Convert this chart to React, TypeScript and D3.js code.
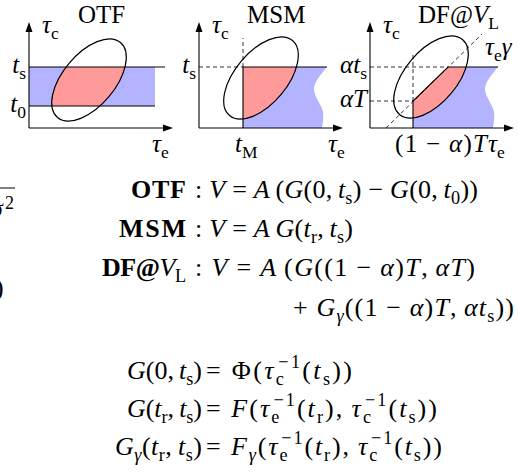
import * as d3 from 'd3';

const FONT = '"Liberation Serif", "Times New Roman", Times, serif';
const BLUE = '#b3b3ff';
const RED = '#ff9a9a';

// schematic axes, in axis units (1 unit = 1px), x along tau_e, y along tau_c
const AXIS_X = 144;
const AXIS_Y = 106;
const originsX = [29, 199, 370];
const originY = 128;

const ellipseCentres: [number, number][] = [[60, 48], [62, 50], [61, 51]];
const ellipseRadii = [49, 26];
const ellipseTilt = 50; // degrees

const levelTs = 61;
const levelT0 = 22;
const cutTM = 44;
const bandEnd = 126;
const tsLineEnd = 136;
const waveEdge: [number, number][] = [[128, 61], [115, 40], [124, 16], [123, 0]];
const gammaLine: [number, number][] = [[16, 0], [112, 94]];
const gammaKnee: [number, number] = [43, 27];
const gammaTop: [number, number] = [78, 61];

// text segments: [text, kind, dx]; kinds r roman, i italic, b bold, s sub, si italic sub, p sup
type Seg = [string, string, number?];
type Row = { lhs: Seg[]; rhs: Seg[]; lhsLen: number; rhsLen: number };

const eqTop: Row[] = [
  {
    lhs: [['OTF', 'b']],
    rhs: [[': ', 'r'], ['V', 'i'], [' = ', 'r'], ['A', 'i'], ['\u2009(', 'r'], ['G', 'i'], ['(0,\u2009', 'r'], ['t', 'i'], ['s', 's'],
      [') \u2212 ', 'r'], ['G', 'i'], ['(0,\u2009', 'r'], ['t', 'i'], ['0', 's'], ['))', 'r']],
    lhsLen: 55,
    rhsLen: 283,
  },
  {
    lhs: [['MSM', 'b']],
    rhs: [[': ', 'r'], ['V', 'i'], [' = ', 'r'], ['A', 'i'], ['\u2009', 'r'], ['G', 'i'], ['(', 'r'], ['t', 'i'], ['r', 's'], [',\u2009', 'r'],
      ['t', 'i'], ['s', 's'], [')', 'r']],
    lhsLen: 67,
    rhsLen: 158,
  },
  {
    lhs: [['DF@', 'b'], ['V', 'i'], ['L', 's']],
    rhs: [[': ', 'r'], ['V', 'i'], [' = ', 'r'], ['A', 'i'], ['\u2009(', 'r'], ['G', 'i'], ['((1 \u2212 ', 'r'], ['\u03b1', 'i'], [')', 'r'],
      ['T', 'i'], [',\u2009', 'r'], ['\u03b1T', 'i'], [')', 'r']],
    lhsLen: 84,
    rhsLen: 280,
  },
];
const eqTopCont: Seg[] = [['+ ', 'r'], ['G', 'i'], ['\u03b3', 'si'], ['((1 \u2212 ', 'r'], ['\u03b1', 'i'], [')', 'r'], ['T', 'i'],
  [',\u2009', 'r'], ['\u03b1t', 'i'], ['s', 's'], ['))', 'r']];
const eqTopContLen = 221;

const eqBottom: Row[] = [
  {
    lhs: [['G', 'i'], ['(0,\u2009', 'r'], ['t', 'i'], ['s', 's'], [')', 'r']],
    rhs: [['= \u03a6(', 'r'], ['\u03c4', 'i'], ['c', 's'], ['\u22121', 'p', -8], ['(', 'r'], ['t', 'i'], ['s', 's'], ['))', 'r']],
    lhsLen: 75,
    rhsLen: 146,
  },
  {
    lhs: [['G', 'i'], ['(', 'r'], ['t', 'i'], ['r', 's'], [',\u2009', 'r'], ['t', 'i'], ['s', 's'], [')', 'r']],
    rhs: [['= ', 'r'], ['F', 'i'], ['(', 'r'], ['\u03c4', 'i'], ['e', 's'], ['\u22121', 'p', -8], ['(', 'r'], ['t', 'i'], ['r', 's'],
      ['),\u2009', 'r'], ['\u03c4', 'i'], ['c', 's'], ['\u22121', 'p', -8], ['(', 'r'], ['t', 'i'], ['s', 's'], ['))', 'r']],
    lhsLen: 75,
    rhsLen: 231,
  },
  {
    lhs: [['G', 'i'], ['\u03b3', 'si'], ['(', 'r'], ['t', 'i'], ['r', 's'], [',\u2009', 'r'], ['t', 'i'], ['s', 's'], [')', 'r']],
    rhs: [['= ', 'r'], ['F', 'i'], ['\u03b3', 'si'], ['(', 'r'], ['\u03c4', 'i'], ['e', 's'], ['\u22121', 'p', -8], ['(', 'r'], ['t', 'i'],
      ['r', 's'], ['),\u2009', 'r'], ['\u03c4', 'i'], ['c', 's'], ['\u22121', 'p', -8], ['(', 'r'], ['t', 'i'], ['s', 's'], ['))', 'r']],
    lhsLen: 87,
    rhsLen: 236,
  },
];

const topBaselines = [198, 237, 276];
const contBaseline = 316;
const bottomBaselines = [379, 417, 455];

function segs(list: Seg[], size: number) {
  let shift = 0;
  return list.map(([t, k, dx], i) => {
    const sub = k === 's' || k === 'si';
    const sup = k === 'p';
    const target = sub ? size * 0.24 : sup ? -size * 0.42 : 0;
    const dy = target - shift;
    shift = target;
    return (
      <tspan
        key={i}
        dy={dy}
        dx={dx}
        fontSize={sub || sup ? size * 0.7 : undefined}
        fontStyle={k === 'i' || k === 'si' ? 'italic' : undefined}
        fontWeight={k === 'b' ? 'bold' : undefined}
      >
        {t}
      </tspan>
    );
  });
}

function Label({ x, y, list, size = 25, anchor = 'start', len }: {
  x: number; y: number; list: Seg[]; size?: number; anchor?: string; len?: number;
}) {
  return (
    <text
      x={x}
      y={y}
      fontSize={size}
      textAnchor={anchor}
      textLength={len}
      lengthAdjust={len ? 'spacing' : undefined}
      xmlSpace="preserve"
      style={{ whiteSpace: 'pre' }}
    >
      {segs(list, size)}
    </text>
  );
}

function Panel({ i }: { i: number }) {
  const x0 = originsX[i];
  const x = d3.scaleLinear().domain([0, AXIS_X]).range([x0, x0 + AXIS_X]);
  const y = d3.scaleLinear().domain([0, AXIS_Y]).range([originY, originY - AXIS_Y]);
  const line = d3.line<[number, number]>().x(d => x(d[0])).y(d => y(d[1]));
  const wave = d3.line<[number, number]>().x(d => x(d[0])).y(d => y(d[1])).curve(d3.curveCatmullRom);

  let region: string;
  if (i === 0) {
    region = line([[0, levelT0], [bandEnd, levelT0], [bandEnd, levelTs], [0, levelTs]]) + 'Z';
  } else {
    const left: [number, number][] = i === 1 ? [[cutTM, 0], [cutTM, levelTs]] : [[gammaKnee[0], 0], gammaKnee, gammaTop];
    region = line(left) + (wave(waveEdge) ?? '').replace(/^M/, 'L') + 'Z';
  }

  const [ecx, ecy] = ellipseCentres[i];
  const ell = {
    cx: x(ecx),
    cy: y(ecy),
    rx: ellipseRadii[0],
    ry: ellipseRadii[1],
    transform: `rotate(${-ellipseTilt},${x(ecx)},${y(ecy)})`,
  };

  const solid = (pts: [number, number][]) => <path d={line(pts) ?? ''} fill="none" stroke="#000" strokeWidth={1.1} />;
  const dashed = (pts: [number, number][]) => (
    <path d={line(pts) ?? ''} fill="none" stroke="#000" strokeWidth={0.8} strokeDasharray="4,3" />
  );

  return (
    <g>
      <defs>
        <clipPath id={`ell${i}`}>
          <ellipse {...ell} />
        </clipPath>
      </defs>
      <path d={region} fill={BLUE} />
      <path d={region} fill={RED} clipPath={`url(#ell${i})`} />

      {i === 0 && (
        <g>
          {solid([[0, levelTs], [tsLineEnd, levelTs]])}
          {solid([[0, levelT0], [bandEnd, levelT0]])}
        </g>
      )}
      {i === 1 && (
        <g>
          {solid([[cutTM, 0], [cutTM, levelTs], [waveEdge[0][0], levelTs]])}
          {dashed([[0, levelTs], [cutTM, levelTs]])}
          {dashed([[cutTM, levelTs], [cutTM, 90]])}
        </g>
      )}
      {i === 2 && (
        <g>
          {solid([[gammaKnee[0], 0], gammaKnee, gammaTop, [waveEdge[0][0], levelTs]])}
          {dashed([[0, levelTs], gammaTop])}
          {dashed([[0, gammaKnee[1]], gammaKnee])}
          {dashed([gammaKnee, [gammaKnee[0], 75]])}
          {dashed(gammaLine)}
        </g>
      )}

      <ellipse {...ell} fill="none" stroke="#000" strokeWidth={1.2} />

      {/* axes */}
      {solid([[0, 0], [AXIS_X - 7, 0]])}
      {solid([[0, 0], [0, AXIS_Y - 7]])}
      <path d={line([[AXIS_X, 0], [AXIS_X - 10, 3.5], [AXIS_X - 10, -3.5]]) + 'Z'} fill="#000" />
      <path d={line([[0, AXIS_Y], [-3.5, AXIS_Y - 10], [3.5, AXIS_Y - 10]]) + 'Z'} fill="#000" />

      <Label x={x0 + 13} y={33} list={[['\u03c4', 'i'], ['c', 's']]} />
    </g>
  );
}

export default function App() {
  return (
    <svg
      width={518}
      height={472}
      style={{ position: 'absolute', left: 0, top: 0, background: '#fff' }}
      fontFamily={FONT}
    >
      <rect width={518} height={472} fill="#fff" />

      {/* cut-off fragments at the left edge */}
      <line x1={0} x2={15} y1={188} y2={188} stroke="#000" strokeWidth={1} />
      <text x={5} y={209} fontSize={18}>2</text>
      <text x={-10} y={217} fontSize={26} fontStyle="italic">σ</text>
      <text x={-5} y={296} fontSize={26}>)</text>

      {[0, 1, 2].map(i => <Panel key={i} i={i} />)}

      {/* panel titles */}
      <Label x={78} y={23} list={[['OTF', 'r']]} />
      <Label x={247} y={23} list={[['MSM', 'r']]} />
      <Label x={418} y={23} list={[['DF@', 'r'], ['V', 'i'], ['L', 's']]} />

      {/* level labels */}
      <Label x={26} y={73} anchor="end" list={[['t', 'i'], ['s', 's']]} />
      <Label x={26} y={112} anchor="end" list={[['t', 'i'], ['0', 's']]} />
      <Label x={196} y={73} anchor="end" list={[['t', 'i'], ['s', 's']]} />
      <Label x={367} y={73} anchor="end" list={[['\u03b1t', 'i'], ['s', 's']]} />
      <Label x={367} y={107} anchor="end" list={[['\u03b1T', 'i']]} />
      <Label x={485} y={55} list={[['\u03c4', 'i'], ['e', 's'], ['\u03b3', 'i']]} />

      {/* axis labels */}
      <Label x={152} y={152} list={[['\u03c4', 'i'], ['e', 's']]} />
      <Label x={235} y={152} list={[['t', 'i'], ['M', 's']]} />
      <Label x={328} y={152} list={[['\u03c4', 'i'], ['e', 's']]} />
      <Label x={395} y={152} len={92} list={[['(1 \u2212 ', 'r'], ['\u03b1', 'i'], [')', 'r'], ['T', 'i']]} />
      <Label x={488} y={152} list={[['\u03c4', 'i'], ['e', 's']]} />

      {/* equations */}
      {eqTop.map((row, i) => (
        <g key={`t${i}`}>
          <Label x={186} y={topBaselines[i]} size={26} anchor="end" len={row.lhsLen} list={row.lhs} />
          <Label x={195} y={topBaselines[i]} size={26} len={row.rhsLen} list={row.rhs} />
        </g>
      ))}
      <Label x={293} y={contBaseline} size={26} len={eqTopContLen} list={eqTopCont} />
      {eqBottom.map((row, i) => (
        <g key={`b${i}`}>
          <Label x={202} y={bottomBaselines[i]} size={26} anchor="end" len={row.lhsLen} list={row.lhs} />
          <Label x={206} y={bottomBaselines[i]} size={26} len={row.rhsLen} list={row.rhs} />
        </g>
      ))}
    </svg>
  );
}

> [Given instruction]: Repeat the lines exactly as they stand, from the opening line of the data through the line with "Seg[]; rhs: Seg[];". Pictures stay out of the copy.

> [The answer]:
Convert this chart to React, TypeScript and D3.js code.
import * as d3 from 'd3';

const FONT = '"Liberation Serif", "Times New Roman", Times, serif';
const BLUE = '#b3b3ff';
const RED = '#ff9a9a';

// schematic axes, in axis units (1 unit = 1px), x along tau_e, y along tau_c
const AXIS_X = 144;
const AXIS_Y = 106;
const originsX = [29, 199, 370];
const originY = 128;

const ellipseCentres: [number, number][] = [[60, 48], [62, 50], [61, 51]];
const ellipseRadii = [49, 26];
const ellipseTilt = 50; // degrees

const levelTs = 61;
const levelT0 = 22;
const cutTM = 44;
const bandEnd = 126;
const tsLineEnd = 136;
const waveEdge: [number, number][] = [[128, 61], [115, 40], [124, 16], [123, 0]];
const gammaLine: [number, number][] = [[16, 0], [112, 94]];
const gammaKnee: [number, number] = [43, 27];
const gammaTop: [number, number] = [78, 61];

// text segments: [text, kind, dx]; kinds r roman, i italic, b bold, s sub, si italic sub, p sup
type Seg = [string, string, number?];
type Row = { lhs: Seg[]; rhs: Seg[]; lhsLen: number; rhsLen: number };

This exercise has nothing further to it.